SUPPLIED INFORMATION
○ ○ ○ ○ ○
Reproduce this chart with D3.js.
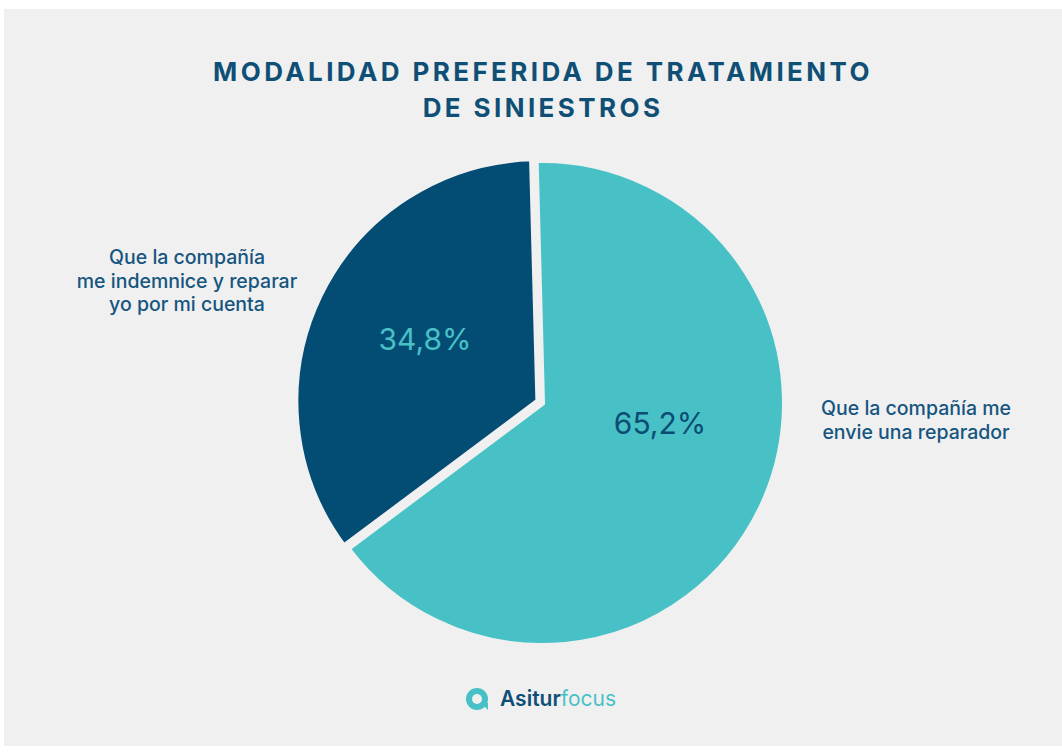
<!DOCTYPE html>
<html>
<head>
<meta charset="utf-8">
<script src="https://cdn.jsdelivr.net/npm/d3@7"></script>
<style>
  body { margin: 0; background: #fff; }
  svg { display: block; font-family: "Inter", "Lato", sans-serif; }
</style>
</head>
<body>
<div id="chart"></div>
<script>
// Data
const categories = [
    "Que la compañía me envie una reparador",
    "Que la compañía me indemnice y reparar yo por mi cuenta"
];
const values = [65.2, 34.8];
const sliceColors = ["#48c1c6", "#034c74"];
const valueColors = ["#0b4d73", "#48c1c6"];
const titleLines = ["MODALIDAD PREFERIDA DE TRATAMIENTO", "DE SINIESTROS"];

const width = 1062, height = 752;
const bg = "#f0f0f0";

const svg = d3.select("#chart")
    .append("svg")
    .attr("width", width)
    .attr("height", height);

// gray panel
svg.append("rect")
    .attr("x", 4).attr("y", 9)
    .attr("width", width - 4).attr("height", 737)
    .attr("fill", bg);

// title
svg.append("g")
    .selectAll("text")
    .data(titleLines)
    .join("text")
    .attr("x", 543)
    .attr("y", (d, i) => 81 + i * 36)
    .attr("text-anchor", "middle")
    .attr("fill", "#0f4f76")
    .attr("font-size", 26)
    .attr("font-weight", 700)
    .attr("letter-spacing", 3.4)
    .text(d => d);

// pie (rotated a touch so the split lines sit where the reference has them)
const cx = 542, cy = 403, radius = 243;
const rot = -1.5 * Math.PI / 180;
const pie = d3.pie().sort(null).value(d => d)
    .startAngle(rot).endAngle(2 * Math.PI + rot);
const arc = d3.arc().innerRadius(0).outerRadius(radius);
const arcs = pie(values);

const g = svg.append("g").attr("transform", `translate(${cx},${cy})`);

// pull the smaller slice out a little
const offset = i => {
    if (i !== 1) return [0, 0];
    const a = (arcs[i].startAngle + arcs[i].endAngle) / 2;
    return [Math.sin(a) * 4, -Math.cos(a) * 4];
};

g.selectAll("path")
    .data(arcs)
    .join("path")
    .attr("d", arc)
    .attr("transform", (d, i) => `translate(${offset(i)})`)
    .attr("fill", (d, i) => sliceColors[i])
    .attr("stroke", bg)
    .attr("stroke-width", 6)
    .attr("stroke-linejoin", "miter");

// value labels inside slices
const labelPos = [[118, 20], [-117, -64]];
g.selectAll("text.value")
    .data(arcs)
    .join("text")
    .attr("class", "value")
    .attr("x", (d, i) => labelPos[i][0])
    .attr("y", (d, i) => labelPos[i][1])
    .attr("dy", "0.35em")
    .attr("text-anchor", "middle")
    .attr("fill", (d, i) => valueColors[i])
    .attr("font-size", 30)
    .text(d => d3.format(".1f")(d.data).replace(".", ",") + "%");

// category labels outside
const catLines = [
    ["Que la compañía me", "envie una reparador"],
    ["Que la compañía", "me indemnice y reparar", "yo por mi cuenta"]
];
const catPos = [[916, 415], [187, 264]];
catLines.forEach((lines, i) => {
    svg.append("text")
        .attr("text-anchor", "middle")
        .attr("fill", "#15557f")
        .attr("font-size", 19.5)
        .attr("font-weight", 500)
        .selectAll("tspan")
        .data(lines)
        .join("tspan")
        .attr("x", catPos[i][0])
        .attr("y", (d, j) => catPos[i][1] + j * 23.5)
        .text(d => d);
});

// logo
const logo = svg.append("g").attr("transform", "translate(477,699)");
logo.append("circle").attr("r", 11).attr("fill", "#48c1c6");
logo.append("circle").attr("r", 5).attr("fill", bg);
logo.append("path")
    .attr("d", "M4,4 L11,11 L11,4 Z")
    .attr("fill", "#48c1c6");
const logoText = svg.append("text")
    .attr("x", 500).attr("y", 706)
    .attr("font-size", 21)
    .attr("font-weight", 600);
logoText.append("tspan").attr("fill", "#0f4f76").text("Asitur");
logoText.append("tspan").attr("fill", "#48c1c6").attr("font-weight", 400).text("focus");
</script>
</body>
</html>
○ ○ ○ ○ ○
TASK PROMPT
Extract the full listing exactly, with the pictures left out.

REPLY
Reproduce this chart with D3.js.
<!DOCTYPE html>
<html>
<head>
<meta charset="utf-8">
<script src="https://cdn.jsdelivr.net/npm/d3@7"></script>
<style>
  body { margin: 0; background: #fff; }
  svg { display: block; font-family: "Inter", "Lato", sans-serif; }
</style>
</head>
<body>
<div id="chart"></div>
<script>
// Data
const categories = [
    "Que la compañía me envie una reparador",
    "Que la compañía me indemnice y reparar yo por mi cuenta"
];
const values = [65.2, 34.8];
const sliceColors = ["#48c1c6", "#034c74"];
const valueColors = ["#0b4d73", "#48c1c6"];
const titleLines = ["MODALIDAD PREFERIDA DE TRATAMIENTO", "DE SINIESTROS"];

const width = 1062, height = 752;
const bg = "#f0f0f0";

const svg = d3.select("#chart")
    .append("svg")
    .attr("width", width)
    .attr("height", height);

// gray panel
svg.append("rect")
    .attr("x", 4).attr("y", 9)
    .attr("width", width - 4).attr("height", 737)
    .attr("fill", bg);

// title
svg.append("g")
    .selectAll("text")
    .data(titleLines)
    .join("text")
    .attr("x", 543)
    .attr("y", (d, i) => 81 + i * 36)
    .attr("text-anchor", "middle")
    .attr("fill", "#0f4f76")
    .attr("font-size", 26)
    .attr("font-weight", 700)
    .attr("letter-spacing", 3.4)
    .text(d => d);

// pie (rotated a touch so the split lines sit where the reference has them)
const cx = 542, cy = 403, radius = 243;
const rot = -1.5 * Math.PI / 180;
const pie = d3.pie().sort(null).value(d => d)
    .startAngle(rot).endAngle(2 * Math.PI + rot);
const arc = d3.arc().innerRadius(0).outerRadius(radius);
const arcs = pie(values);

const g = svg.append("g").attr("transform", `translate(${cx},${cy})`);

// pull the smaller slice out a little
const offset = i => {
    if (i !== 1) return [0, 0];
    const a = (arcs[i].startAngle + arcs[i].endAngle) / 2;
    return [Math.sin(a) * 4, -Math.cos(a) * 4];
};

g.selectAll("path")
    .data(arcs)
    .join("path")
    .attr("d", arc)
    .attr("transform", (d, i) => `translate(${offset(i)})`)
    .attr("fill", (d, i) => sliceColors[i])
    .attr("stroke", bg)
    .attr("stroke-width", 6)
    .attr("stroke-linejoin", "miter");

// value labels inside slices
const labelPos = [[118, 20], [-117, -64]];
g.selectAll("text.value")
    .data(arcs)
    .join("text")
    .attr("class", "value")
    .attr("x", (d, i) => labelPos[i][0])
    .attr("y", (d, i) => labelPos[i][1])
    .attr("dy", "0.35em")
    .attr("text-anchor", "middle")
    .attr("fill", (d, i) => valueColors[i])
    .attr("font-size", 30)
    .text(d => d3.format(".1f")(d.data).replace(".", ",") + "%");

// category labels outside
const catLines = [
    ["Que la compañía me", "envie una reparador"],
    ["Que la compañía", "me indemnice y reparar", "yo por mi cuenta"]
];
const catPos = [[916, 415], [187, 264]];
catLines.forEach((lines, i) => {
    svg.append("text")
        .attr("text-anchor", "middle")
        .attr("fill", "#15557f")
        .attr("font-size", 19.5)
        .attr("font-weight", 500)
        .selectAll("tspan")
        .data(lines)
        .join("tspan")
        .attr("x", catPos[i][0])
        .attr("y", (d, j) => catPos[i][1] + j * 23.5)
        .text(d => d);
});

// logo
const logo = svg.append("g").attr("transform", "translate(477,699)");
logo.append("circle").attr("r", 11).attr("fill", "#48c1c6");
logo.append("circle").attr("r", 5).attr("fill", bg);
logo.append("path")
    .attr("d", "M4,4 L11,11 L11,4 Z")
    .attr("fill", "#48c1c6");
const logoText = svg.append("text")
    .attr("x", 500).attr("y", 706)
    .attr("font-size", 21)
    .attr("font-weight", 600);
logoText.append("tspan").attr("fill", "#0f4f76").text("Asitur");
logoText.append("tspan").attr("fill", "#48c1c6").attr("font-weight", 400).text("focus");
</script>
</body>
</html>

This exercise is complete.